Выбрать главу

Чип весь этот день провел дома в полном одиночестве.

Теперь он уже не страдал даже от него — он стал слишком стар и для этого.

В философском опять же смысле — в данном случае как раз вполне уместном, — старость — это и есть окончательны!! и бесповоротный уход в одиночество. Или, по крайней мере, привычка к нему. Точнее даже — потребность в нем. Наверное, так нам легче приготовиться к одиночеству смерти, свыкнуться с мыслью о ней. В конце концов, смерть — это и есть вечное одиночество, не более того.

Единственным человеком в семье — хотя это и слишком сильно сказано, точнее было бы: «единственным близким семье человеком», — который продолжал испытывать к Чипу повышенный интерес и всякий раз, приходя в гости, ждал и даже понукал Чипа вновь запеть, как то и подобало, на его взгляд, уважающему себя кенарю (или канарейке, выше уже отмечалась некоторая двусмысленность и неразбериха в этом вопросе), была вторая отцова теща, мать его уехавшей со скрипачом-французом второй и теперь уже, собственно, бывшей жены. Она еще надеялась услышать Чипово пение.

Дело в том, что прежде — так уж сложилась ее жизнь — она ни разу не слышала канареечного пения.

Но Чип молчал. Он уже никак не походил на андерсеновского соловья, выкованного из червонного золота, с изумрудами или рубинами вместо глаз и с волшебным музыкальным механизмом внутри. Он стал похож, скорее, на больного желтухой старого, печального воробья.

Он был уже не броско-лимонного цвета, перья и особенно пух на груди и брюшке поседели и стали всего лишь неопределенно-охристы. Голова его и вовсе облысела и глаза уже не глядели на мир веселыми бусинками, а словно бы затянулись полупрозрачной, тусклой пленкой.

Теперь Чип большую часть дня сидел отрешенно на жердочке, вцепившись в нее из последних, убывающих сил единственной своей здоровой лапкой и поджавши под себя увечную, и дремал или, очень может быть, уходил в себя и в воспоминания о своей пусть и прожитой в неволе, в клетке, но все же такой дивной и такой некогда безбрежной жизни.

Иногда он в этой своей полудреме не удерживался на жердочке и сваливался вниз, на дно клетки. Но и больно ударившись, он не жаловался, и не пенял на судьбу.

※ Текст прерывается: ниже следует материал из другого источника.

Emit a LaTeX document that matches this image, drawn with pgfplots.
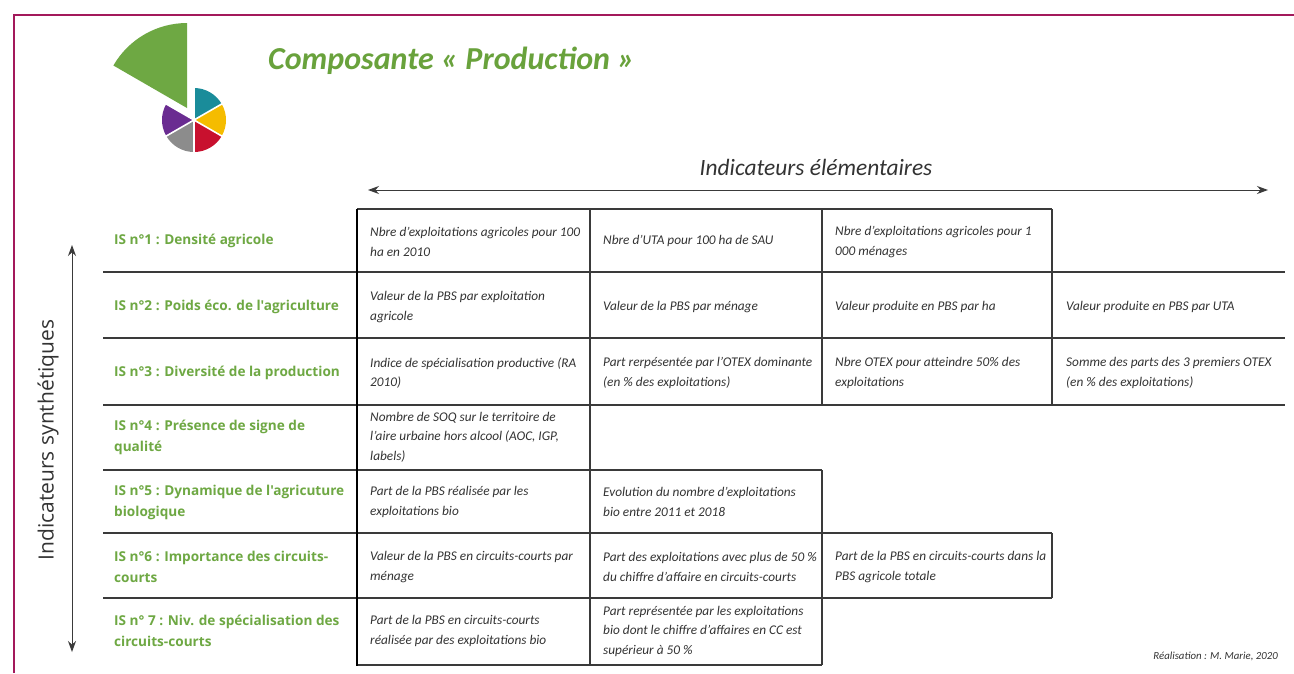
\documentclass[border=0pt]{standalone}
\usepackage{pgfplots}
\pgfplotsset{compat=1.18}
\usepackage{fontspec}
\setmainfont{Carlito}
\newfontfamily\osans{Open Sans}
\usetikzlibrary{arrows.meta}
\definecolor{frame}{HTML}{A3195B}
\definecolor{igreen}{HTML}{6EA843}
\definecolor{tgreen}{HTML}{69A23C}
\definecolor{pteal}{HTML}{1A8C9A}
\definecolor{pyellow}{HTML}{F5BC00}
\definecolor{pred}{HTML}{C8102E}
\definecolor{pgray}{HTML}{8C8C8C}
\definecolor{ppurple}{HTML}{6A2C91}
\definecolor{cellgray}{HTML}{333333}
\definecolor{linegray}{HTML}{3A3A3A}
\newcommand\cellfont{\fontsize{13.3}{19.5}\selectfont\itshape}
\newcommand\labfont{\osans\fontsize{13.6}{21}\selectfont\bfseries}
\newcommand\cell[3]{\node[anchor=west, align=left, font=\cellfont, text=cellgray, inner sep=0pt] at (axis cs:#1,#2) {#3};}
\newcommand\lab[2]{\node[anchor=west, align=left, font=\labfont, text=igreen, inner sep=0pt] at (axis cs:114,#1) {#2};}
\newcommand\hseg[3]{\addplot[linegray, line width=1.1pt] coordinates {(#2,#1) (#3,#1)};}
\newcommand\vseg[3]{\addplot[linegray, line width=1.1pt] coordinates {(#1,#2) (#1,#3)};}
\newcommand\pcut[1]{\draw[white, line width=1.6pt] (axis cs:194,120) -- ++(#1:34);}
\begin{document}
\begin{tikzpicture}
\useasboundingbox (0,0) rectangle (1294pt,673pt);
\fill[white] (0,0) rectangle (1294pt,673pt);
\begin{axis}[at={(0,0)}, anchor=south west, width=1294pt, height=673pt, scale only axis,
  xmin=0, xmax=1294, ymin=0, ymax=673, y dir=reverse, hide axis, clip=false]
% frame
\addplot[frame, line width=2pt] coordinates {(14,673) (14,15) (1294,15)};
% pie icon (angles negated because the y axis runs downwards)
\fill[igreen] (axis cs:187,108) -- ++(-90:85) arc[start angle=-90, end angle=-150, radius=85] -- cycle;
\fill[pteal] (axis cs:194,120) -- ++(-30:32) arc[start angle=-30, end angle=-90, radius=32] -- cycle;
\fill[pyellow] (axis cs:194,120) -- ++(30:32) arc[start angle=30, end angle=-30, radius=32] -- cycle;
\fill[pred] (axis cs:194,120) -- ++(90:32) arc[start angle=90, end angle=30, radius=32] -- cycle;
\fill[pgray] (axis cs:194,120) -- ++(150:32) arc[start angle=150, end angle=90, radius=32] -- cycle;
\fill[ppurple] (axis cs:194,120) -- ++(-150:32) arc[start angle=-150, end angle=-210, radius=32] -- cycle;
\pcut{30}\pcut{-30}\pcut{-90}\pcut{-150}\pcut{150}\pcut{90}
% title
\node[anchor=base west, inner sep=0pt, font=\fontsize{32}{36}\selectfont\bfseries\itshape, text=tgreen] at (axis cs:268,69) {Composante « Production »};
% axis headings
\node[font=\fontsize{23.4}{28}\selectfont\itshape, text=cellgray, inner sep=0pt] at (axis cs:816,167) {Indicateurs élémentaires};
\addplot[linegray, line width=1pt, {Stealth[length=11pt, width=8pt]}-{Stealth[length=11pt, width=8pt]}] coordinates {(368,190) (1268,190)};
\node[rotate=90, font=\osans\fontsize{21}{25}\selectfont, text=cellgray, inner sep=0pt] at (axis cs:48,440) {Indicateurs synthétiques};
\addplot[linegray, line width=1pt, {Stealth[length=11pt, width=8pt]}-{Stealth[length=11pt, width=8pt]}] coordinates {(72,245) (72,652)};
% grid lines
\hseg{209}{357}{1052}
\hseg{272}{103}{1285}
\hseg{338}{103}{1285}
\hseg{405}{103}{1285}
\hseg{470}{103}{822}
\hseg{533}{103}{1052}
\hseg{598}{103}{1052}
\hseg{665}{357}{822}
\vseg{590}{209}{665}
\vseg{822}{209}{405}
\vseg{822}{470}{665}
\vseg{1052}{209}{405}
\vseg{1052}{533}{598}
\addplot[black, line width=2.4pt] coordinates {(357,209) (357,666)};
% labels
\lab{241}{IS n°1 : Densité agricole}
\lab{307}{IS n°2 : Poids éco. de l'agriculture}
\lab{373}{IS n°3 : Diversité de la production}
\lab{437}{IS n°4 : Présence de signe de\\qualité}
\lab{502}{IS n°5 : Dynamique de l'agricuture\\biologique}
\lab{567}{IS n°6 : Importance des circuits-\\courts}
\lab{631}{IS n° 7 : Niv. de spécialisation des\\circuits-courts}
% cells row 1
\cell{370}{242}{Nbre d'exploitations agricoles pour 100\\ha en 2010}
\cell{603}{241}{Nbre d'UTA pour 100 ha de SAU}
\cell{835}{242}{Nbre d'exploitations agricoles pour 1\\000 ménages}
% row 2
\cell{370}{307}{Valeur de la PBS par exploitation\\agricole}
\cell{603}{307}{Valeur de la PBS par ménage}
\cell{835}{307}{Valeur produite en PBS par ha}
\cell{1066}{307}{Valeur produite en PBS par UTA}
% row 3
\cell{370}{373}{Indice de spécialisation productive (RA\\2010)}
\cell{603}{373}{Part rerpésentée par l'OTEX dominante\\(en \% des exploitations)}
\cell{835}{373}{Nbre OTEX pour atteindre 50\% des\\exploitations}
\cell{1066}{373}{Somme des parts des 3 premiers OTEX\\(en \% des exploitations)}
% row 4
\cell{370}{437}{Nombre de SOQ sur le territoire de\\l'aire urbaine hors alcool (AOC, IGP,\\labels)}
% row 5
\cell{370}{502}{Part de la PBS réalisée par les\\exploitations bio}
\cell{603}{502}{Evolution du nombre d'exploitations\\bio entre 2011 et 2018}
% row 6
\cell{370}{567}{Valeur de la PBS en circuits-courts par\\ménage}
\cell{603}{567}{Part des exploitations avec plus de 50 \%\\du chiffre d'affaire en circuits-courts}
\cell{835}{567}{Part de la PBS en circuits-courts dans la\\PBS agricole totale}
% row 7
\cell{370}{631}{Part de la PBS en circuits-courts\\réalisée par des exploitations bio}
\cell{603}{631}{Part représentée par les exploitations\\bio dont le chiffre d'affaires en CC est\\supérieur à 50 \%}
% credit
\node[anchor=east, inner sep=0pt, font=\fontsize{10.8}{12}\selectfont\itshape, text=cellgray] at (axis cs:1278,656) {Réalisation : M. Marie, 2020};
\end{axis}
\end{tikzpicture}
\end{document}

Есть все основания полагать, что он догадывался, что жить ему осталось недолго.

А жизнь, что ни говори, даже за решеткой, в данном случае за прутьями клетки, дается только раз, и расставаться с нею не так-то легко.

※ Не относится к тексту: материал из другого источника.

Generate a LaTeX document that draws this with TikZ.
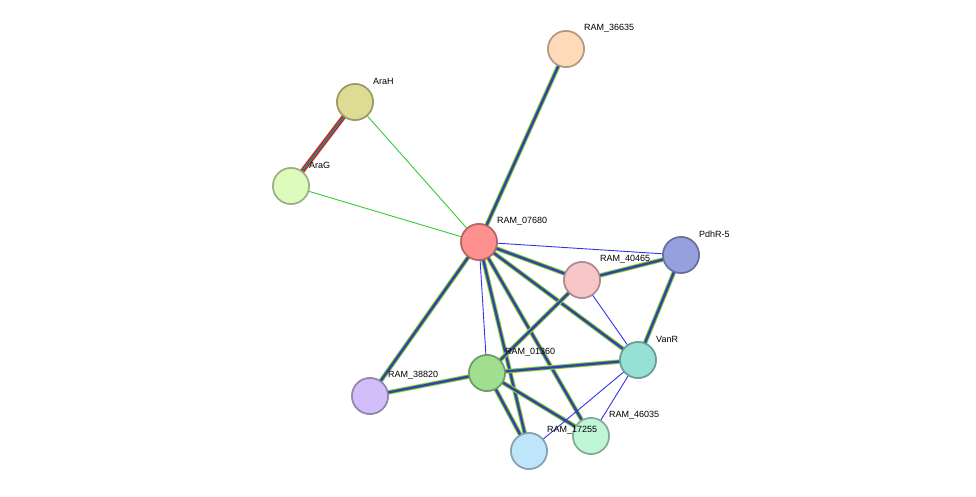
\documentclass[tikz,border=0pt]{standalone}
\usepackage{fontspec}
\setmainfont{Liberation Sans}
\begin{document}
\begin{tikzpicture}[x=1pt,y=-1pt,
    prot/.style={circle, draw=#1!70!black, fill=#1, line width=1.6pt, minimum size=36pt, inner sep=0pt},
    lbl/.style={anchor=west, inner sep=0pt, font=\fontsize{9}{10}\selectfont},
    single/.style={line width=0.9pt, draw=#1}
]
\useasboundingbox (0,0) rectangle (976,497);
\definecolor{cRed}{HTML}{FF9090}
\definecolor{cPeach}{HTML}{FFDAB9}
\definecolor{cOlive}{HTML}{DEDB94}
\definecolor{cLime}{HTML}{DEFBBE}
\definecolor{cBlue}{HTML}{96A0DE}
\definecolor{cPink}{HTML}{F6C6C8}
\definecolor{cTeal}{HTML}{96E0D6}
\definecolor{cGreen}{HTML}{A0DE90}
\definecolor{cLav}{HTML}{D2BEFA}
\definecolor{cMint}{HTML}{BEF6D6}
\definecolor{cSky}{HTML}{BEE6FA}
\definecolor{eGreen}{HTML}{33CC33}
\definecolor{eBlue}{HTML}{3333EE}
\definecolor{eYellow}{HTML}{CCCC44}

% Proteins
\node[prot=cPeach] (p36635) at (566,49) {};
\node[prot=cOlive] (araH) at (355,102) {};
\node[prot=cLime] (araG) at (291,186) {};
\node[prot=cRed] (p07680) at (479,242) {};
\node[prot=cBlue] (pdhR) at (681,255) {};
\node[prot=cPink] (p40465) at (582,280) {};
\node[prot=cTeal] (vanR) at (638,360) {};
\node[prot=cGreen] (p01360) at (487,373) {};
\node[prot=cLav] (p38820) at (370,396) {};
\node[prot=cMint] (p46035) at (591,436) {};
\node[prot=cSky] (p17255) at (529,451) {};

% Edges
\begin{scope}[on background layer/.style={}]
\foreach \a/\b in {p36635/p07680, p07680/p40465, p07680/vanR, p07680/p38820,
    p07680/p17255, p07680/p46035, p40465/pdhR, p40465/p01360, pdhR/vanR,
    vanR/p01360, p01360/p38820, p01360/p17255, p01360/p46035} {
  \draw[line width=4.6pt, eYellow] (\a.center) -- (\b.center);
  \draw[line width=3.4pt, eGreen] (\a.center) -- (\b.center);
  \draw[line width=2.2pt, eBlue] (\a.center) -- (\b.center);
  \draw[line width=0.6pt, black!70] (\a.center) -- (\b.center);
}
\draw[line width=5.4pt, eYellow] (araH.center) -- (araG.center);
\draw[line width=4.2pt, magenta] (araH.center) -- (araG.center);
\draw[line width=3pt, red!80!black] (araH.center) -- (araG.center);
\draw[line width=1.8pt, eGreen] (araH.center) -- (araG.center);
\draw[line width=0.6pt, eBlue] (araH.center) -- (araG.center);
\draw[single=eGreen] (araH) -- (p07680);
\draw[single=eGreen] (araG) -- (p07680);
\foreach \a/\b in {p07680/pdhR, p07680/p01360, p40465/vanR, vanR/p17255, vanR/p46035}
  \draw[single=eBlue] (\a.center) -- (\b.center);
\end{scope}

% Redraw nodes on top
\foreach \n/\c in {p36635/cPeach, araH/cOlive, araG/cLime, p07680/cRed, pdhR/cBlue,
    p40465/cPink, vanR/cTeal, p01360/cGreen, p38820/cLav, p46035/cMint, p17255/cSky}
  \node[prot=\c] at (\n) {};

% Labels
\node[lbl] (l36635) at ([shift={(18,-21)}]p36635.center) {RAM\_36635};
\node[lbl] (laraH) at ([shift={(18,-21)}]araH.center) {AraH};
\node[lbl] (laraG) at ([shift={(18,-21)}]araG.center) {AraG};
\node[lbl] (l07680) at ([shift={(18,-21)}]p07680.center) {RAM\_07680};
\node[lbl] (lpdhR) at ([shift={(18,-21)}]pdhR.center) {PdhR-5};
\node[lbl] (l40465) at ([shift={(18,-21)}]p40465.center) {RAM\_40465};
\node[lbl] (lvanR) at ([shift={(18,-21)}]vanR.center) {VanR};
\node[lbl] (l01360) at ([shift={(18,-21)}]p01360.center) {RAM\_01360};
\node[lbl] (l38820) at ([shift={(18,-21)}]p38820.center) {RAM\_38820};
\node[lbl] (l46035) at ([shift={(18,-21)}]p46035.center) {RAM\_46035};
\node[lbl] (l17255) at ([shift={(18,-21)}]p17255.center) {RAM\_17255};
\end{tikzpicture}
\end{document}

Надо также думать, что мысли его (если конечно же допустить, что пернатые вообще способны мыслить) были невеселые.

Каким бы это запоздалым парадоксом ни показалось стороннему наблюдателю или даже самому хронисту и жизнеописателю, именно теперь Ольга вновь, как двенадцать лет назад, полюбила Чипа.

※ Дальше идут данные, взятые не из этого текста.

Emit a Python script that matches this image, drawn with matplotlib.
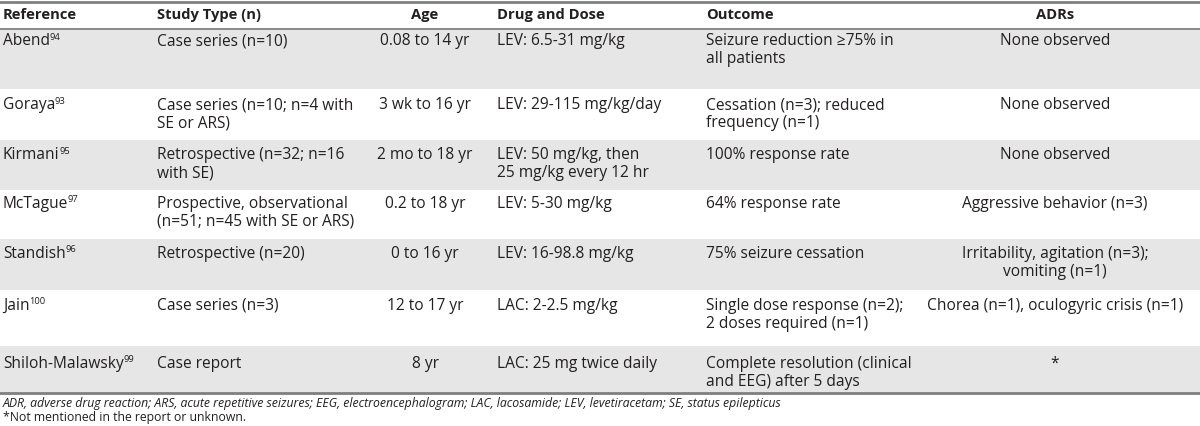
import matplotlib.pyplot as plt
from matplotlib.patches import Rectangle

# table content
headers = ["Reference", "Study Type (n)", "Age", "Drug and Dose", "Outcome", "ADRs"]
authors = ["Abend", "Goraya", "Kirmani", "McTague", "Standish", "Jain", "Shiloh-Malawsky"]
ref_nums = ["94", "93", "95", "97", "96", "100", "99"]
study_types = [
    "Case series (n=10)",
    "Case series (n=10; n=4 with\nSE or ARS)",
    "Retrospective (n=32; n=16\nwith SE)",
    "Prospective, observational\n(n=51; n=45 with SE or ARS)",
    "Retrospective (n=20)",
    "Case series (n=3)",
    "Case report",
]
ages = ["0.08 to 14 yr", "3 wk to 16 yr", "2 mo to 18 yr", "0.2 to 18 yr",
        "0 to 16 yr", "12 to 17 yr", "8 yr"]
drugs = [
    "LEV: 6.5-31 mg/kg",
    "LEV: 29-115 mg/kg/day",
    "LEV: 50 mg/kg, then\n25 mg/kg every 12 hr",
    "LEV: 5-30 mg/kg",
    "LEV: 16-98.8 mg/kg",
    "LAC: 2-2.5 mg/kg",
    "LAC: 25 mg twice daily",
]
outcomes = [
    "Seizure reduction \u226575% in\nall patients",
    "Cessation (n=3); reduced\nfrequency (n=1)",
    "100% response rate",
    "64% response rate",
    "75% seizure cessation",
    "Single dose response (n=2);\n2 doses required (n=1)",
    "Complete resolution (clinical\nand EEG) after 5 days",
]
adrs = [
    "None observed",
    "None observed",
    "None observed",
    "Aggressive behavior (n=3)",
    "Irritability, agitation (n=3);\nvomiting (n=1)",
    "Chorea (n=1), oculogyric crisis (n=1)",
    "*",
]
footnotes = [
    "ADR, adverse drug reaction; ARS, acute repetitive seizures; EEG, electroencephalogram; "
    "LAC, lacosamide; LEV, levetiracetam; SE, status epilepticus",
    "*Not mentioned in the report or unknown.",
]

# layout (pixels)
W, H = 1200, 426
header_top, header_bottom = 2, 29
row_bottoms = [89, 140, 190, 239, 290, 346, 393]
text_y = [41, 105, 155, 204, 254, 306, 364]
col_x = [3, 157, 425, 497, 706, 1055]
col_ha = ["left", "left", "center", "left", "left", "center"]
shade = "#e6e6e6"
rule = "#7f7f7f"
ink = "#231f20"
fs = 11.2
line_h = 18
font = "Open Sans"

fig = plt.figure(figsize=(W / 100, H / 100), dpi=100)
ax = fig.add_axes([0, 0, 1, 1])
ax.set_xlim(0, W)
ax.set_ylim(H, 0)
ax.axis("off")

# alternating row shading
tops = [header_bottom] + row_bottoms[:-1]
for i, (t, b) in enumerate(zip(tops, row_bottoms)):
    if i % 2 == 0:
        ax.add_patch(Rectangle((0, t), W, b - t, color=shade, lw=0))

ax.plot([0, W], [header_top, header_top], color=rule, lw=2)
ax.plot([0, W], [header_bottom, header_bottom], color=rule, lw=1.3)
ax.plot([0, W], [row_bottoms[-1], row_bottoms[-1]], color=rule, lw=2)

for x, ha, h in zip(col_x, col_ha, headers):
    ax.text(x, 15, h, ha=ha, va="center",
            fontsize=10.6, fontweight="bold", family=font, color=ink)

fig.canvas.draw()
renderer = fig.canvas.get_renderer()

cols = [study_types, ages, drugs, outcomes, adrs]
for i, y0 in enumerate(text_y):
    name = ax.text(col_x[0], y0, authors[i], ha="left", va="center",
                   fontsize=fs, family=font, color=ink)
    bb = name.get_window_extent(renderer)
    ax.text(col_x[0] + bb.width - 0.5, y0 - 4, ref_nums[i], ha="left", va="center",
            fontsize=fs * 0.6, family=font, color=ink)
    for x, ha, col in zip(col_x[1:], col_ha[1:], cols):
        for k, line in enumerate(col[i].split("\n")):
            ax.text(x, y0 + k * line_h, line, ha=ha, va="center",
                    fontsize=fs, family=font, color=ink)

ax.text(col_x[0], 404, footnotes[0], ha="left", va="center", fontsize=8.8,
        family=font, style="italic", color=ink)
ax.text(col_x[0], 418, footnotes[1], ha="left", va="center", fontsize=8.8,
        family=font, color=ink)

fig.savefig("out.png", dpi=100)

Очень может быть, она просто созрела для любви вообще.

Теперь уже она вместо отца ездила за конопляным семенем или канареечной смесью на Кузнецкий и Арбат, меняла Чипу воду в блюдце и бумажную подстилку на дне клетки.

Ей даже казалось, что она — как когда-то бабушка пение Чипа — понимает его молчание.

Когда она глядела на престарелого, безмолвного Чипа, на нее накатывала печаль.

Впрочем, это была странная печаль — в ней было больше томительной, изматывающей надежды, больше ожидания неведомо чего, чем горечи и сожалений. Это была даже, можно сказать, вовсе и не печаль, а то, что в старину называлось «томление духа».

А может быть, и плоти.

Ей было уже девятнадцать лет, она училась на втором курсе медицинского, была мечтательна, прямодушна и преисполнена нетерпения, а любви не было.

У нее до сих пор не было ни одного мальчика. Она ни разу не влюблялась, и в нее тоже никто еще не был влюблен.

Душа ее и сердце «томились». Ей казалось, что она уже отчаялась ждать.

Собственно говоря, Ольга была уже не только готова к любви и для любви, но и — любила. Вот только предмет этой любви пока отсутствовал.

Иногда Ольгу охватывало смятение. Ей казалось, что любви уже не дождаться, что все позади и впереди ничего ее не ждет. Довольно распространенный, чтоб не сказать — типичный, случай, если иметь в виду ее девятнадцать лет.

Когда Ольгино смятение и, не побоимся этого слова, испуг перед будущим подступали к горлу и требовали выхода, сочувствия или хотя бы простого понимания, отец и мать переводили все в шутку и, как в подобных случаях поступают все родители, позабыв о собственной томительной жажде любви в свои девятнадцать лет, утешали ее стертыми и мало обнадеживающими сентенциями вроде «все впереди», «куда ты торопишься», «все в свое время» и так далее и тому подобное.